DSE includes Spark Jobserver, a REST interface for submitting and managing Spark jobs.

DataStax Enterprise includes a bundled copy of the open-source Spark Jobserver, an optional component for submitting and managing Spark jobs, Spark contexts, and JARs on DSE Analytics clusters. Refer to the Components in the release notes to find the version of the Spark Jobserver included in this version of DSE.

Valid spark-submit options are supported and can be applied to the Spark Jobserver. To use the Jobserver:
  • Start the job server:
    dse spark-jobserver start [any_spark_submit_options]
  • Stop the job server:
    dse spark-jobserver stop
The default location of the Spark Jobserver depends on the type of installation:
  • Package installations: /usr/share/dse/spark/spark-jobserver
  • Tarball installations: installation_location/resources/spark/spark-jobserver

All the uploaded JARs, temporary files, and log files are created in the user's $HOME/.spark-jobserver directory, first created when starting Spark Jobserver.

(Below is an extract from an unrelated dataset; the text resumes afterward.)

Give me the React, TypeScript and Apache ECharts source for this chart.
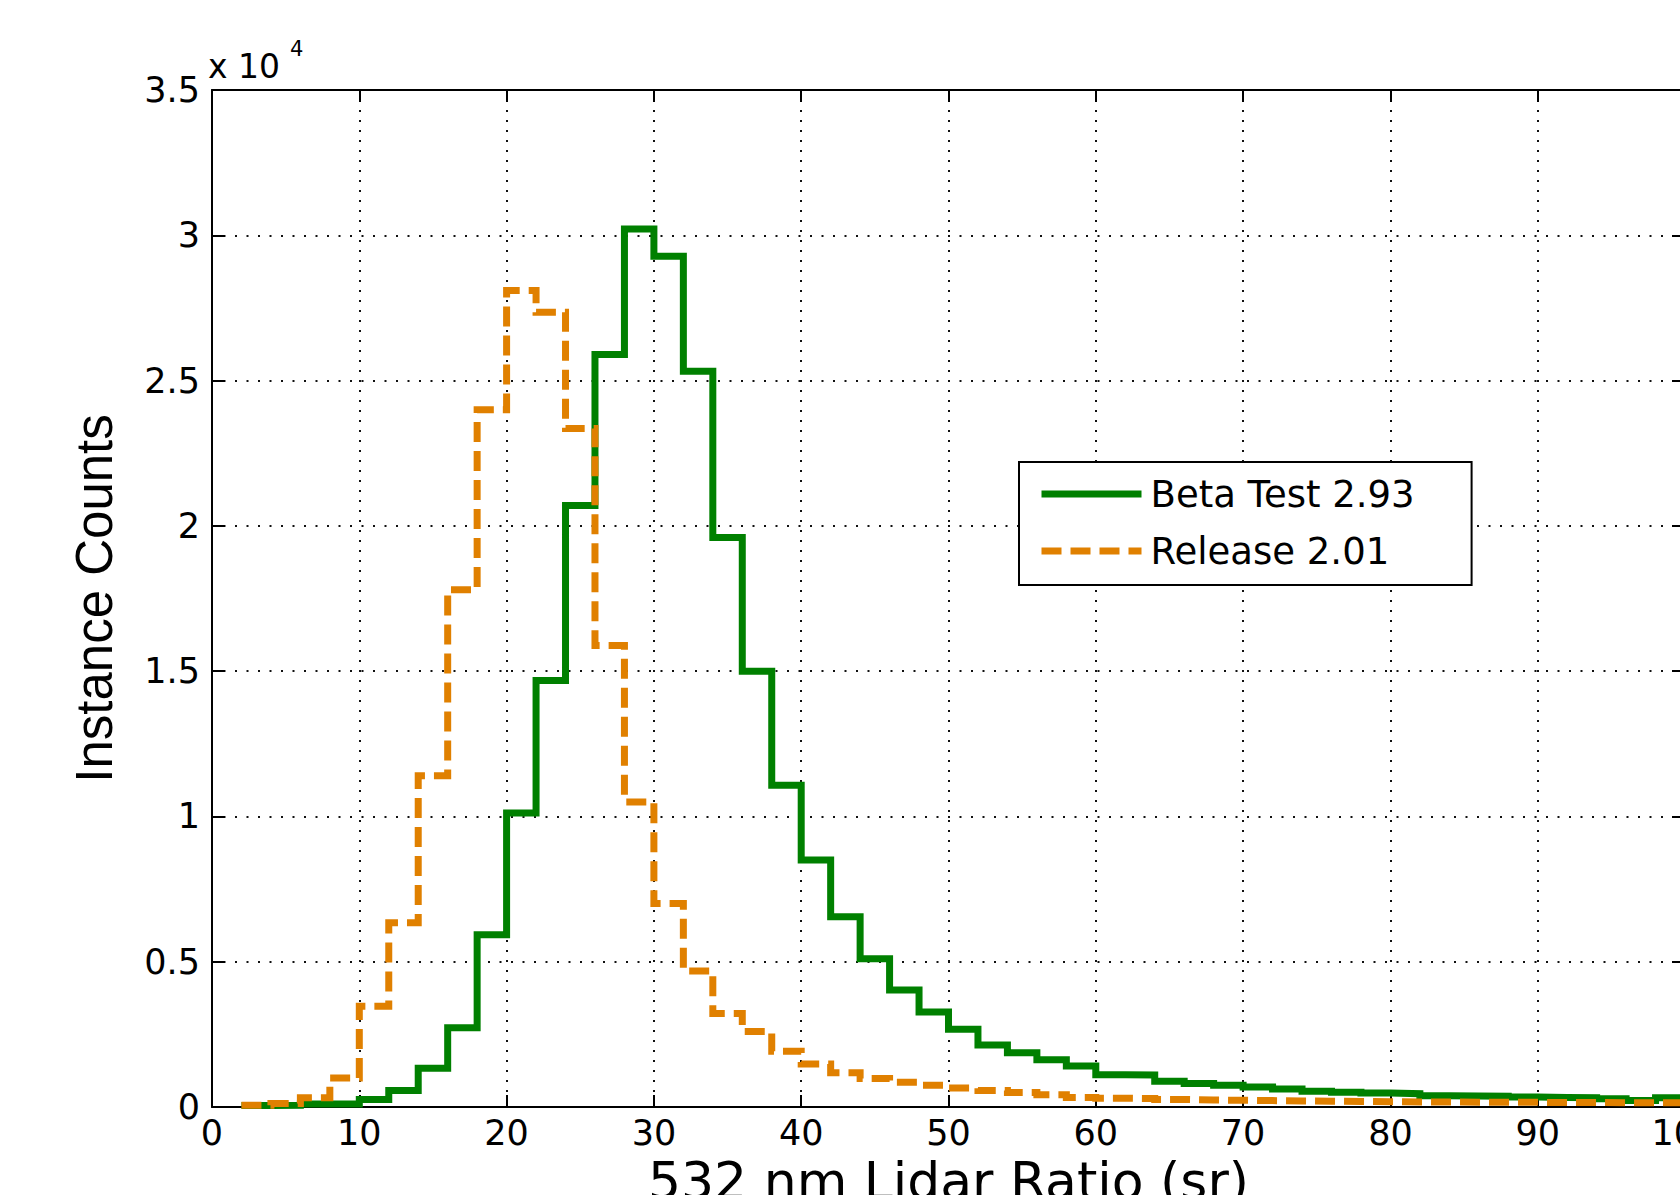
import React, { useEffect, useRef } from "react";
import * as echarts from "echarts";

// Left edges of the 2-sr histogram bins, plus the closing edge at 100
const binEdges = [
  2, 4, 6, 8, 10, 12, 14, 16, 18, 20, 22, 24, 26, 28, 30, 32, 34, 36, 38, 40,
  42, 44, 46, 48, 50, 52, 54, 56, 58, 60, 62, 64, 66, 68, 70, 72, 74, 76, 78, 80,
  82, 84, 86, 88, 90, 92, 94, 96, 98, 100,
];

// Beta Test 2.93 counts per bin (last value repeated at the closing edge)
const betaCounts = [
  50, 60, 100, 100, 260, 570, 1330, 2730, 5930, 10120,
  14680, 20700, 25900, 30220, 29280, 25320, 19600, 15000, 11070, 8500,
  6550, 5100, 4030, 3270, 2680, 2130, 1870, 1630, 1410, 1110,
  1100, 890, 810, 750, 690, 620, 540, 510, 480, 460,
  390, 380, 370, 340, 330, 320, 280, 220, 320, 320,
];

// Release 2.01 counts per bin
const releaseCounts = [
  60, 120, 320, 1000, 3470, 6340, 11400, 17800, 24000, 28100,
  27350, 23350, 15880, 10500, 7000, 4680, 3220, 2600, 1920, 1480,
  1180, 980, 850, 750, 650, 570, 500, 420, 330, 300,
  290, 260, 240, 230, 220, 210, 200, 190, 180, 175,
  170, 165, 160, 160, 155, 155, 150, 150, 150, 150,
];

const seriesNames = ["Beta Test 2.93", "Release 2.01"];
const xTicks = [0, 10, 20, 30, 40, 50, 60, 70, 80, 90, 100];
const yTickLabels = ["0", "0.5", "1", "1.5", "2", "2.5", "3", "3.5"];

const GREEN = "#008000";
const ORANGE = "#E08000";
const TICK_FONT = "DejaVu Sans";
const DASH = [20, 9];

export default function App() {
  const ref = useRef<HTMLDivElement>(null);

  useEffect(() => {
    if (!ref.current) return;
    const chart = echarts.init(ref.current, null, { renderer: "svg" });

    const toPairs = (vals: number[]) => binEdges.map((x, i) => [x, vals[i]]);

    const gridLine = (dash: number[]) => ({
      show: true,
      lineStyle: { color: "#111", width: 2, type: dash },
    });

    const xBase = {
      type: "value" as const,
      min: 0,
      max: 100,
      interval: 10,
      axisLine: { show: true, onZero: false, lineStyle: { color: "#000", width: 2 } },
      axisTick: { show: true, inside: true, length: 12, lineStyle: { color: "#000", width: 2 } },
    };
    const yBase = {
      type: "value" as const,
      min: 0,
      max: 35000,
      interval: 5000,
      axisLine: { show: true, onZero: false, lineStyle: { color: "#000", width: 2 } },
      axisTick: { show: true, inside: true, length: 13, lineStyle: { color: "#000", width: 2 } },
    };

    chart.setOption({
      animation: false,
      backgroundColor: "#ffffff",
      grid: {
        left: 212,
        top: 90,
        right: -5,
        bottom: 88,
        containLabel: false,
        outerBoundsMode: "none",
      },
      xAxis: [
        {
          ...xBase,
          position: "bottom",
          name: "532 nm Lidar Ratio (sr)",
          nameLocation: "middle",
          nameGap: 44,
          nameTextStyle: { fontFamily: TICK_FONT, fontSize: 52, color: "#000" },
          axisLabel: {
            margin: 8,
            fontFamily: TICK_FONT,
            fontSize: 35,
            color: "#000",
            formatter: (v: number) => (xTicks.includes(v) ? String(v) : ""),
          },
          splitLine: gridLine([2, 8]),
        },
        {
          ...xBase,
          position: "top",
          axisLabel: { show: false },
          splitLine: { show: false },
        },
      ],
      yAxis: [
        {
          ...yBase,
          position: "left",
          name: "Instance Counts",
          nameLocation: "middle",
          nameGap: 92,
          nameTextStyle: { fontFamily: "Liberation Sans", fontSize: 51, color: "#000" },
          axisLabel: {
            margin: 12,
            fontFamily: TICK_FONT,
            fontSize: 35,
            color: "#000",
            formatter: (v: number) => yTickLabels[Math.round(v / 5000)] ?? "",
          },
          splitLine: gridLine([2, 9.5]),
        },
        {
          ...yBase,
          position: "right",
          axisLabel: { show: false },
          splitLine: { show: false },
        },
      ],
      legend: {
        orient: "vertical",
        left: 1019,
        top: 462,
        data: [
          { name: seriesNames[0], lineStyle: { width: 7, type: "solid", color: GREEN } },
          { name: seriesNames[1], lineStyle: { width: 7, type: DASH, color: ORANGE } },
        ],
        itemWidth: 100,
        itemHeight: 2,
        itemGap: 17,
        padding: [12, 57, 14, 19],
        borderColor: "#000",
        borderWidth: 2,
        borderRadius: 0,
        backgroundColor: "#ffffff",
        itemStyle: { opacity: 0 },
        lineStyle: { width: 7 },
        selectedMode: false,
        textStyle: {
          fontFamily: TICK_FONT,
          fontSize: 37,
          color: "#000",
          lineHeight: 40,
          padding: [0, 0, 0, 4],
        },
      },
      graphic: [
        {
          type: "text",
          left: 208,
          top: 50,
          style: { text: "x 10", font: `33px "${TICK_FONT}"`, fill: "#000" },
        },
        {
          type: "text",
          left: 290,
          top: 38,
          style: { text: "4", font: `21px "${TICK_FONT}"`, fill: "#000" },
        },
      ],
      series: [
        {
          name: seriesNames[0],
          type: "line",
          step: "end",
          xAxisIndex: 0,
          yAxisIndex: 0,
          data: toPairs(betaCounts),
          symbol: "none",
          showSymbol: false,
          clip: false,
          lineStyle: { color: GREEN, width: 7, type: "solid", join: "miter" },
          itemStyle: { color: GREEN },
          z: 3,
        },
        {
          name: seriesNames[1],
          type: "line",
          step: "end",
          xAxisIndex: 0,
          yAxisIndex: 0,
          data: toPairs(releaseCounts),
          symbol: "none",
          showSymbol: false,
          clip: false,
          lineStyle: { color: ORANGE, width: 7, type: DASH, join: "miter" },
          itemStyle: { color: ORANGE },
          z: 4,
        },
      ],
    });

    return () => chart.dispose();
  }, []);

  return (
    <div
      ref={ref}
      style={{
        position: "fixed",
        left: 0,
        top: 0,
        width: 1680,
        height: 1195,
        background: "#fff",
      }}
    />
  );
}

Beneficial use cases for the Spark Jobserver include sharing cached data, repeated queries of cached data, and faster job starts.

Note:

Running multiple SparkContext instances in a single JVM is not recommended. Therefore it is not recommended to create a new SparkContext for each submitted job in a single Spark Jobserver instance. We recommend one of the two following Spark Jobserver usages.

  • Persistent Context Mode: a single pre-created SparkContext shared by all jobs.
  • Context per JVM: each job has it's own SparkContext in a separate JVM.

    By default, the H2 database is used for storing Spark Jobserver related metadata. In this setup, using Context per JVM requires additional configuration. See the Spark Jobserver docs for details.

    Note: In Context per JVM mode, job results must not contain instances of classes that are not present in the Spark Jobserver classpath. Problems with returning unknown (to server) types can be recognized by following log line:
    Association with remote system [akka.tcp://JobServer@127.0.0.1:45153] 
    has failed, address is now gated for [5000] ms. 
    Reason: [<unknown type name is placed here>] 

Please consult Spark Jobserver docs to see configuration details.

For an example of how to create and submit an application through the Spark Jobserver, see the spark-jobserver demo included with DSE.

The default location of the demos directory depends on the type of installation:
  • Package installations: /usr/share/dse/demos
  • Tarball installations: installation_location/demos

Enabling SSL communication with Jobserver

To enable SSL encryption when connecting to Jobserver, you must have a server certificate, and a truststore containing the certificate. Add the following configuration section to the dse.conf file in the Spark Jobserver directory.

spray.can.server {
  ssl-encryption = on
  keystore = "path to keystore"
  keystorePW = "keystore password"
}
The default location of the Spark Jobserver depends on the type of installation:
  • Package installations: /usr/share/dse/spark/spark-jobserver
  • Tarball installations: installation_location/resources/spark/spark-jobserver

Restart the Jobserver after saving the configuration changes.